We call our food system a “system” because it is supposed to contain cycles and loops. Everything that starts within the system should remain within the system. There should be no waste. There should be no excessive inputs. Modern agriculture uses a great amount of artificial inputs—pesticides and synthetic fertilizers—and creates large amounts of waste—unused animal manure or uneaten parts of foods.
I have often heard the phrase, “our food system is broken.” This means a lot of different things, from the dependence of our agriculture on fossil fuels to the rising rates of obesity in America. Listening to Vandana Shiva’s talk, however, made me focus on the broken cycles of our food system.

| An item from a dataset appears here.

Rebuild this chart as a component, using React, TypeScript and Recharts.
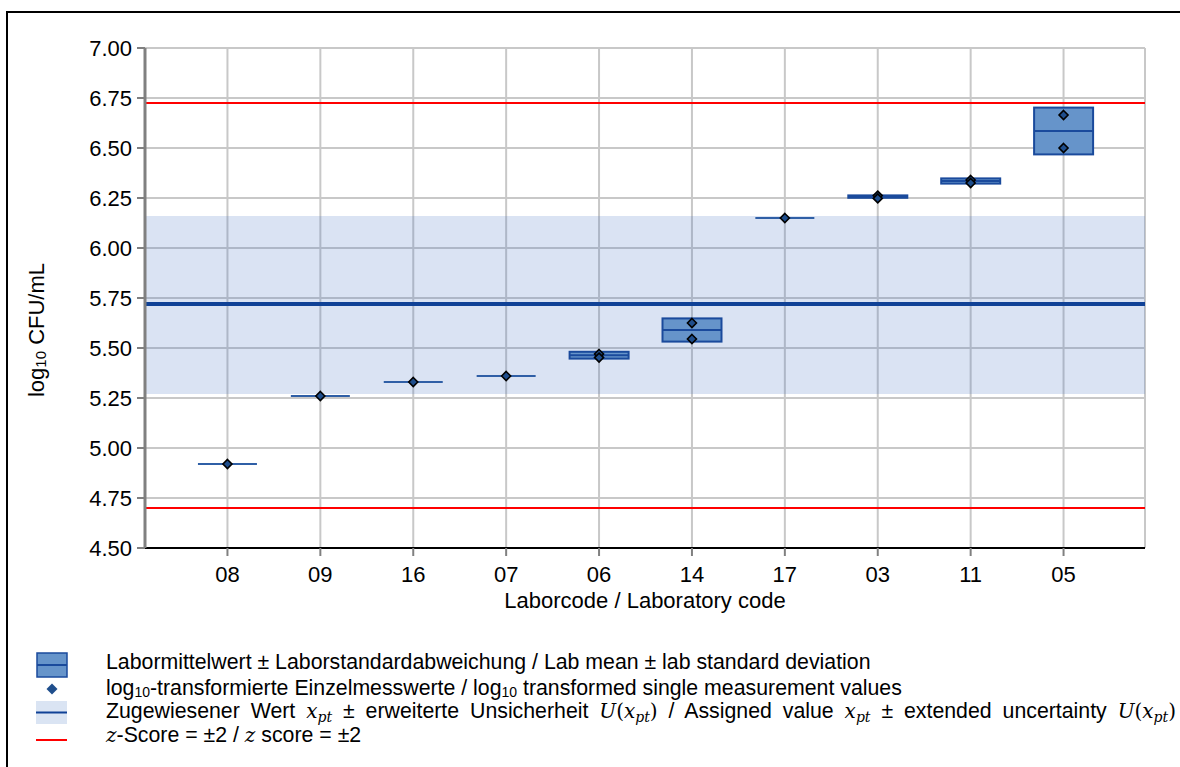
import React from 'react';
import {
  ComposedChart, Bar, Scatter, XAxis, YAxis, CartesianGrid, ReferenceArea, ReferenceLine,
} from 'recharts';

// Lab codes in ranking order
const labCodes = ['08', '09', '16', '07', '06', '14', '17', '03', '11', '05'];
// log10 single measurement values (second value only where a lab reported two)
const firstValue = [4.92, 5.26, 5.33, 5.36, 5.47, 5.625, 6.15, 6.262, 6.34, 6.665];
const secondValue = [null, null, null, null, 5.452, 5.545, null, 6.248, 6.325, 6.5];
// lab mean and lab standard deviation
const labMean = [4.92, 5.26, 5.33, 5.36, 5.464, 5.59, 6.15, 6.257, 6.335, 6.585];
const labSd = [0, 0, 0, 0, 0.017, 0.058, 0, 0.006, 0.013, 0.117];

const yTicks = [4.5, 4.75, 5.0, 5.25, 5.5, 5.75, 6.0, 6.25, 6.5, 6.75, 7.0];
const assignedValue = 5.72;
const uncertaintyLow = 5.27;
const uncertaintyHigh = 6.16;
const zScoreLow = 4.7;
const zScoreHigh = 6.725;

const BOX_W = 59;
const FONT = '"Liberation Sans", Arial, sans-serif';
const MATH = '"DejaVu Serif", "Liberation Serif", serif';

const data = labCodes.map((code, i) => ({
  code,
  mean: labMean[i],
  range: labSd[i] > 0 ? [labMean[i] - labSd[i], labMean[i] + labSd[i]] : null,
  v1: firstValue[i],
  v2: secondValue[i],
}));

const LabBox = (props: any) => {
  const { x, y, width, height, payload } = props;
  if (!payload || !payload.range || !isFinite(y) || !isFinite(height)) return <g />;
  return (
    <rect x={x} y={y} width={width} height={height}
      fill="#6694ca" stroke="#1a4a9c" strokeWidth={2} />
  );
};

const MeanLine = (props: any) => {
  const { cx, cy, payload } = props;
  if (cx == null || cy == null || !isFinite(cy)) return <g />;
  const boxed = payload && payload.range;
  return (
    <line x1={cx - BOX_W / 2} x2={cx + BOX_W / 2} y1={cy} y2={cy}
      stroke={boxed ? '#1a4a9c' : '#2f5fa6'} strokeWidth={2} />
  );
};

const Diamond = (props: any) => {
  const { cx, cy } = props;
  if (cx == null || cy == null || !isFinite(cy)) return <g />;
  const r = 4.5;
  return (
    <polygon points={`${cx},${cy - r} ${cx + r},${cy} ${cx},${cy + r} ${cx - r},${cy}`}
      fill="#1f4e8c" stroke="#000" strokeWidth={1.6} />
  );
};

const Xpt = () => (
  <span style={{ fontFamily: MATH, fontStyle: 'italic', fontSize: 20 }}>
    x<sub style={{ fontSize: 14, verticalAlign: -4 }}>pt</sub>
  </span>
);
const UXpt = () => (
  <span style={{ fontFamily: MATH, fontSize: 20 }}>
    <i>U</i>(<Xpt />)
  </span>
);

const rowStyle: React.CSSProperties = {
  position: 'absolute', left: 98, fontSize: 21.3, lineHeight: '24px', whiteSpace: 'nowrap', color: '#000',
};

export default function App() {
  return (
    <div style={{
      position: 'fixed', left: 6, top: 11, width: 1200, height: 800, background: '#fff',
      borderLeft: '2px solid #000', borderTop: '2px solid #000', fontFamily: FONT, overflow: 'hidden',
    }}>
      <div style={{ position: 'absolute', left: 0, top: 0 }}>
        <ComposedChart width={1160} height={620} data={data}
          margin={{ top: 35, right: 23, bottom: 20, left: 0 }}>
          <CartesianGrid stroke="#c8c8c8" strokeWidth={2} />
          {/* unpadded axis so the uncertainty band runs over the full plot width */}
          <XAxis xAxisId="full" type="number" hide />
          <ReferenceArea xAxisId="full" y1={uncertaintyLow} y2={uncertaintyHigh}
            fill="#4472c4" fillOpacity={0.2} stroke="none" />
          <XAxis dataKey="code" type="category" height={65} padding={{ left: 36, right: 35 }}
            axisLine={{ stroke: '#000', strokeWidth: 2 }}
            tickLine={{ stroke: '#808080', strokeWidth: 2 }} tickSize={8} tickMargin={10}
            tick={{ fill: '#000', fontSize: 22, fontFamily: FONT }} interval={0}
            label={{
              content: (p: any) => (
                <text x={p.viewBox.x + p.viewBox.width / 2} y={p.viewBox.y + 60} textAnchor="middle"
                  fontSize={22} fontFamily={FONT} fill="#000">Laborcode / Laboratory code</text>
              ),
            }} />
          <YAxis type="number" domain={[4.5, 7]} ticks={yTicks} width={137} allowDataOverflow
            tickFormatter={(v: number) => v.toFixed(2)}
            axisLine={{ stroke: '#808080', strokeWidth: 3 }}
            tickLine={{ stroke: '#808080', strokeWidth: 2 }} tickSize={8} tickMargin={5}
            tick={{ fill: '#000', fontSize: 22, fontFamily: FONT }}
            label={{
              content: () => (
                <text transform="translate(36,317) rotate(-90)" textAnchor="middle"
                  fontSize={22} fontFamily={FONT} fill="#000">
                  log<tspan fontSize={15} dy={2}>10</tspan><tspan dy={-2}> CFU/mL</tspan>
                </text>
              ),
            }} />
          <YAxis yAxisId="edge" orientation="right" width={0} tick={false} tickLine={false}
            axisLine={{ stroke: '#c8c8c8', strokeWidth: 2 }} />
          <ReferenceLine y={zScoreHigh} stroke="#ff0000" strokeWidth={2} />
          <ReferenceLine y={zScoreLow} stroke="#ff0000" strokeWidth={2} />
          <ReferenceLine y={assignedValue} stroke="#0f4196" strokeWidth={4} />
          <Bar dataKey="range" barSize={BOX_W} shape={LabBox} isAnimationActive={false} />
          <Scatter dataKey="mean" shape={MeanLine} isAnimationActive={false} />
          <Scatter dataKey="v1" shape={Diamond} isAnimationActive={false} />
          <Scatter dataKey="v2" shape={Diamond} isAnimationActive={false} />
        </ComposedChart>
      </div>

      {/* legend */}
      <svg style={{ position: 'absolute', left: 0, top: 630 }} width={80} height={110}>
        <rect x={29} y={10} width={30} height={24} fill="#6694ca" stroke="#1a4a9c" strokeWidth={1.5} />
        <line x1={29} x2={59} y1={22} y2={22} stroke="#1a4a9c" strokeWidth={2} />
        <polygon points="44,40.5 49.5,46 44,51.5 38.5,46" fill="#1f4e8c" />
        <rect x={28} y={58} width={31} height={23} fill="#dae4f3" />
        <line x1={28} x2={59} y1={69.5} y2={69.5} stroke="#0f4196" strokeWidth={2} />
        <line x1={28} x2={59} y1={97} y2={97} stroke="#ff0000" strokeWidth={2} />
      </svg>
      <div style={{ ...rowStyle, top: 637 }}>
        Labormittelwert ± Laborstandardabweichung / Lab mean ± lab standard deviation
      </div>
      <div style={{ ...rowStyle, top: 663 }}>
        log<sub style={{ fontSize: 14, verticalAlign: -2 }}>10</sub>-transformierte Einzelmesswerte / log<sub style={{ fontSize: 14, verticalAlign: -2 }}>10</sub> transformed single measurement values
      </div>
      <div style={{ ...rowStyle, top: 686, wordSpacing: 5 }}>
        Zugewiesener Wert <Xpt /> ± erweiterte Unsicherheit <UXpt /> / Assigned value <Xpt /> ± extended uncertainty <UXpt />
      </div>
      <div style={{ ...rowStyle, top: 710 }}>
        <i style={{ fontFamily: MATH, fontSize: 20 }}>z</i>-Score = ±2 / <i style={{ fontFamily: MATH, fontSize: 20 }}>z</i> score = ±2
      </div>
    </div>
  );
}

Shiva brings up a very basic but crucial rupture in the recycling of nutrients in the food system in India: humans harvest and eat crops, but when they go to the bathroom, the released nutrients end up polluting the rivers rather than returning to the soils. Soils lose nutrients and farmers must purchase expensive fertilizers to replenish them. The break in this nutrient cycle causes two problems: river pollution and excessive fertilizer use. Shiva says that humans have to start thinking in terms of cycles and get rid of “mechanistic” thought that encourages technological fixes to agriculture.
This discussion of cycles reminded me of Polyface Farm, a cow farm discussed by Michael Pollan in the Omnivore’s Dilemma. The farmer at Polyface lets his cows roam on his wide-open pastures. The cows eat the grass and their manure acts as fertilizer to help replenish the soils and grow the grass again. This farm demonstrates how agriculture can work with rather than against natural cycles. The farmer does not add inputs like fertilizer, which cost money and damage the environment, and nothing is wasted. The cows are grass fed, free ranging, and probably very happy. (The cows are not confined in small pens, living in a pile of their own manure, which, instead of acting as fertilizer, pollutes nearby bodies of water.)
I want to keep reading about sustainable farming methods that focus on closing natural loops, eliminating both inputs and waste!
I like the connection you draw between Shiva and Polyface Farm. On one level, she seems to be offering a critique of the “first-world” food narrative presented in Pollan’s book. One that has much less to do with preferences and satisfaction than with the life and death of individuals and their rural communities. But from another perspective she and Joel Salatin are both interested in closing broken loops with food systems. To put this another way, the traditional systems she espouses and the “alternative” approach to agriculture he represents have much more to do with each other than either does with the corn-based, CAFO world that dominates food in America. India meets Virginia.